EXERCISE DATA:
- - -

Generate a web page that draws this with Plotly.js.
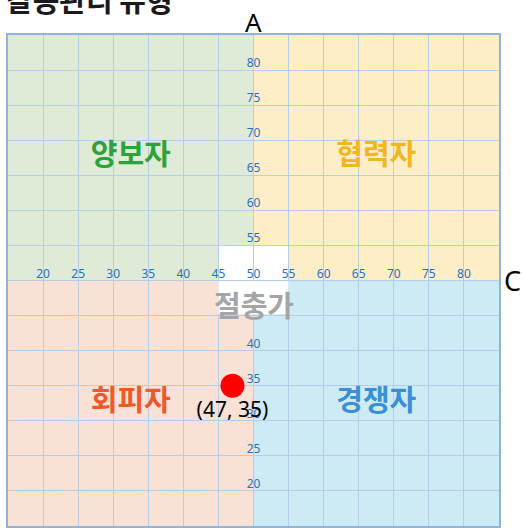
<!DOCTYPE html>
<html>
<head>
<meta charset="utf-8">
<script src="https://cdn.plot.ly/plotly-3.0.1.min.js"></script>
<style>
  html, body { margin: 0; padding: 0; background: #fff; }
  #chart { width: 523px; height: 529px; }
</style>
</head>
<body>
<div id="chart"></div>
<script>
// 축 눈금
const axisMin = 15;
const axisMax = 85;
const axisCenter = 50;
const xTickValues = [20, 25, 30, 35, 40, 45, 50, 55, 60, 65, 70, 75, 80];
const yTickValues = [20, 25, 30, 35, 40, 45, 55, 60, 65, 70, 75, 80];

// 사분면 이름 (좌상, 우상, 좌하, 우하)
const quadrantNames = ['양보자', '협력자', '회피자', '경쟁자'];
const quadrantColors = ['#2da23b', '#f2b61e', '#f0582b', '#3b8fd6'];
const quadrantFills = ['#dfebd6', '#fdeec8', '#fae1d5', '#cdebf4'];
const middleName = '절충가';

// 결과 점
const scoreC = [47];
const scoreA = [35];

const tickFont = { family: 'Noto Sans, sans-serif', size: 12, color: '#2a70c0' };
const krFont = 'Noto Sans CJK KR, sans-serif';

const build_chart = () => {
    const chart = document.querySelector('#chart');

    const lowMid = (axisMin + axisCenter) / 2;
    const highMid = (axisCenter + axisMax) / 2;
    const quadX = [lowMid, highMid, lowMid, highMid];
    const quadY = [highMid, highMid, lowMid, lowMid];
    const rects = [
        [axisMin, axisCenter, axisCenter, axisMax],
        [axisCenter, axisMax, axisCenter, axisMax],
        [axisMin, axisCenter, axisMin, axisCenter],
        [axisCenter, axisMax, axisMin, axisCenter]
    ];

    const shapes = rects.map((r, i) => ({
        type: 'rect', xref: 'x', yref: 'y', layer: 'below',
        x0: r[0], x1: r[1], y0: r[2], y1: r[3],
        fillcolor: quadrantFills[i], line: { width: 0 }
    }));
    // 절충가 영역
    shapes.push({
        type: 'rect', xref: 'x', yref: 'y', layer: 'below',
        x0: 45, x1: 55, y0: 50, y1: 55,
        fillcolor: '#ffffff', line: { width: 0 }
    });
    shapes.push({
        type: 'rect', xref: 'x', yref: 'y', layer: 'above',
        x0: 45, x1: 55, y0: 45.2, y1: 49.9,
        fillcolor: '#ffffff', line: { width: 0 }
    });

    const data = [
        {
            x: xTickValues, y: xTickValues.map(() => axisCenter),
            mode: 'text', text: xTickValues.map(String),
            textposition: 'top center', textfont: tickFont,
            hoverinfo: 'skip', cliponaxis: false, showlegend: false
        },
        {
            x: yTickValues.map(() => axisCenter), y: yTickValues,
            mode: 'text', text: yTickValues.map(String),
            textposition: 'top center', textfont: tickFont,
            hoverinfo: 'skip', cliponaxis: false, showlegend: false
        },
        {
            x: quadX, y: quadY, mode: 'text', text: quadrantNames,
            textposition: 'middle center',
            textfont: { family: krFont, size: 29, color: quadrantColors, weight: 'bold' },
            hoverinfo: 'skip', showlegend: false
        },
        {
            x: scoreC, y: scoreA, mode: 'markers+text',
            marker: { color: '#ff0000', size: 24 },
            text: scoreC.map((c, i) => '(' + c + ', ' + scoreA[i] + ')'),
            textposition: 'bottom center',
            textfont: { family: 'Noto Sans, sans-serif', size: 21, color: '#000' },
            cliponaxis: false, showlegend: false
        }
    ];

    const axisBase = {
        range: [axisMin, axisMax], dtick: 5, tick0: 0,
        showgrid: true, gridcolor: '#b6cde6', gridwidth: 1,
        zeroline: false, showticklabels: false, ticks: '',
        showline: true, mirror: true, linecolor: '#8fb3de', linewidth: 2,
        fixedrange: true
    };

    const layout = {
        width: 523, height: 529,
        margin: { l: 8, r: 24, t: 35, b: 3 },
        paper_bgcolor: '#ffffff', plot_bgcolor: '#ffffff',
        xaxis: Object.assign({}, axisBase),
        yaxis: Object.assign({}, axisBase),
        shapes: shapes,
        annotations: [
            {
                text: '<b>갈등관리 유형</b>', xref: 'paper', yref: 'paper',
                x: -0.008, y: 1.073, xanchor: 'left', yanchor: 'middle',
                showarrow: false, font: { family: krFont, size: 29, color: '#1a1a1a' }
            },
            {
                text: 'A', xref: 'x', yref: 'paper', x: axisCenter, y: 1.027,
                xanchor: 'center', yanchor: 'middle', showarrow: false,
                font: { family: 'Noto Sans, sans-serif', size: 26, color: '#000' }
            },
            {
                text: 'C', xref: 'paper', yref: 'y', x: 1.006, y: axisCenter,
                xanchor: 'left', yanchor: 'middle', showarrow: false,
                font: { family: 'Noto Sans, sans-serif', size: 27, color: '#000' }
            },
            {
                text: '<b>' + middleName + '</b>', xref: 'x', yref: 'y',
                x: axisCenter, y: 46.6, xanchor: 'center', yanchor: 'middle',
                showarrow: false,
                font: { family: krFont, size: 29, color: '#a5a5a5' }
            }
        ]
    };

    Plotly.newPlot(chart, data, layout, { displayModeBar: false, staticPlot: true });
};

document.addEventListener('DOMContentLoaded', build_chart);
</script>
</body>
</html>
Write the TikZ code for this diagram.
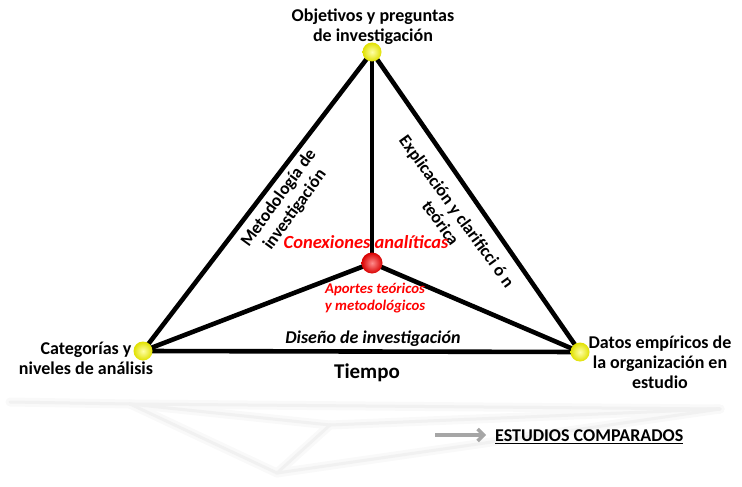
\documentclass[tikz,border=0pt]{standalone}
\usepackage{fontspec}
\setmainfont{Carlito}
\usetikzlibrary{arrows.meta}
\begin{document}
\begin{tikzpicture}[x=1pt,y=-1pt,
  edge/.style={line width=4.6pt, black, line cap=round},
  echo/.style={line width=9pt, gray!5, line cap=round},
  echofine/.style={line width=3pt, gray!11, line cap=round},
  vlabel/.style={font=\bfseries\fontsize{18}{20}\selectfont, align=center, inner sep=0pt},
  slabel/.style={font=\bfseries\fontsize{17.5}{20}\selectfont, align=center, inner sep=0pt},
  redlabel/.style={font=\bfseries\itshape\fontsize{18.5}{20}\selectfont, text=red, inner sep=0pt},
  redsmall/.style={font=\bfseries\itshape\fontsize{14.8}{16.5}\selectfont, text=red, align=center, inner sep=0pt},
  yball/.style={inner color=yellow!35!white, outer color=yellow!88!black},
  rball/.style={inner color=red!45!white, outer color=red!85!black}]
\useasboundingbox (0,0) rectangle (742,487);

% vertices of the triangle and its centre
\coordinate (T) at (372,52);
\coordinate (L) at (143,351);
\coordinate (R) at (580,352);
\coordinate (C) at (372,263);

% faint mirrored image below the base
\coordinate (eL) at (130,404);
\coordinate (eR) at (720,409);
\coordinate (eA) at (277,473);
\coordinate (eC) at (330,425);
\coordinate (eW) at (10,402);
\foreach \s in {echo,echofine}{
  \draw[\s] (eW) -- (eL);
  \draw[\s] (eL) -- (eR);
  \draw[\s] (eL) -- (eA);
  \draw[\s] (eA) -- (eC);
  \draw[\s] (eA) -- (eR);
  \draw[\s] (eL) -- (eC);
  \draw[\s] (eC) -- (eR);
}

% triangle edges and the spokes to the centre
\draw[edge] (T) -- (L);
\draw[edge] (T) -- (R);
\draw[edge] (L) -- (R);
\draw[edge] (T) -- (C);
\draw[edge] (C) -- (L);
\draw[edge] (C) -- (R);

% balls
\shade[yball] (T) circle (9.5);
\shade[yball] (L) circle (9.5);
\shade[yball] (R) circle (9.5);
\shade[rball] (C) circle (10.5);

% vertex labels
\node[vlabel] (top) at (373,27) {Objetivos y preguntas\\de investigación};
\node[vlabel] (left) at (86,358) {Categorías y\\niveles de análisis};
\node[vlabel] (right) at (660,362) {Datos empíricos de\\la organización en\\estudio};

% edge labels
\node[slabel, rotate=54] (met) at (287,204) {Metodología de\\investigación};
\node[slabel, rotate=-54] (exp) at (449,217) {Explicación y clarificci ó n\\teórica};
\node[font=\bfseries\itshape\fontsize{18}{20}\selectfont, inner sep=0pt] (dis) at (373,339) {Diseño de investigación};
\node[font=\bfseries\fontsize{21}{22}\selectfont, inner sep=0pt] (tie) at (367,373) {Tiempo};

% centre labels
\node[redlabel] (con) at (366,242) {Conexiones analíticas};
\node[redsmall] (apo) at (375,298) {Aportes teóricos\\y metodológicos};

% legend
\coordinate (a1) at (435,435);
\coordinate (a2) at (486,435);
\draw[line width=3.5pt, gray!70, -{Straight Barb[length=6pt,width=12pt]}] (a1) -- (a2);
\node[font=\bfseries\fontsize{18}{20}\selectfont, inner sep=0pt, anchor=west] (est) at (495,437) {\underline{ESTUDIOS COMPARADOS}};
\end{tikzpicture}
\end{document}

- - -

TASK REQUIREMENTS: Skip the pictures. Set down only the lines from the one containing "Write the TikZ code for this diagram." through the one containing "(0,0) rectangle (742,487);", exactly as they appear, ends included.

SOLVED PROBLEM:
Write the TikZ code for this diagram.
\documentclass[tikz,border=0pt]{standalone}
\usepackage{fontspec}
\setmainfont{Carlito}
\usetikzlibrary{arrows.meta}
\begin{document}
\begin{tikzpicture}[x=1pt,y=-1pt,
  edge/.style={line width=4.6pt, black, line cap=round},
  echo/.style={line width=9pt, gray!5, line cap=round},
  echofine/.style={line width=3pt, gray!11, line cap=round},
  vlabel/.style={font=\bfseries\fontsize{18}{20}\selectfont, align=center, inner sep=0pt},
  slabel/.style={font=\bfseries\fontsize{17.5}{20}\selectfont, align=center, inner sep=0pt},
  redlabel/.style={font=\bfseries\itshape\fontsize{18.5}{20}\selectfont, text=red, inner sep=0pt},
  redsmall/.style={font=\bfseries\itshape\fontsize{14.8}{16.5}\selectfont, text=red, align=center, inner sep=0pt},
  yball/.style={inner color=yellow!35!white, outer color=yellow!88!black},
  rball/.style={inner color=red!45!white, outer color=red!85!black}]
\useasboundingbox (0,0) rectangle (742,487);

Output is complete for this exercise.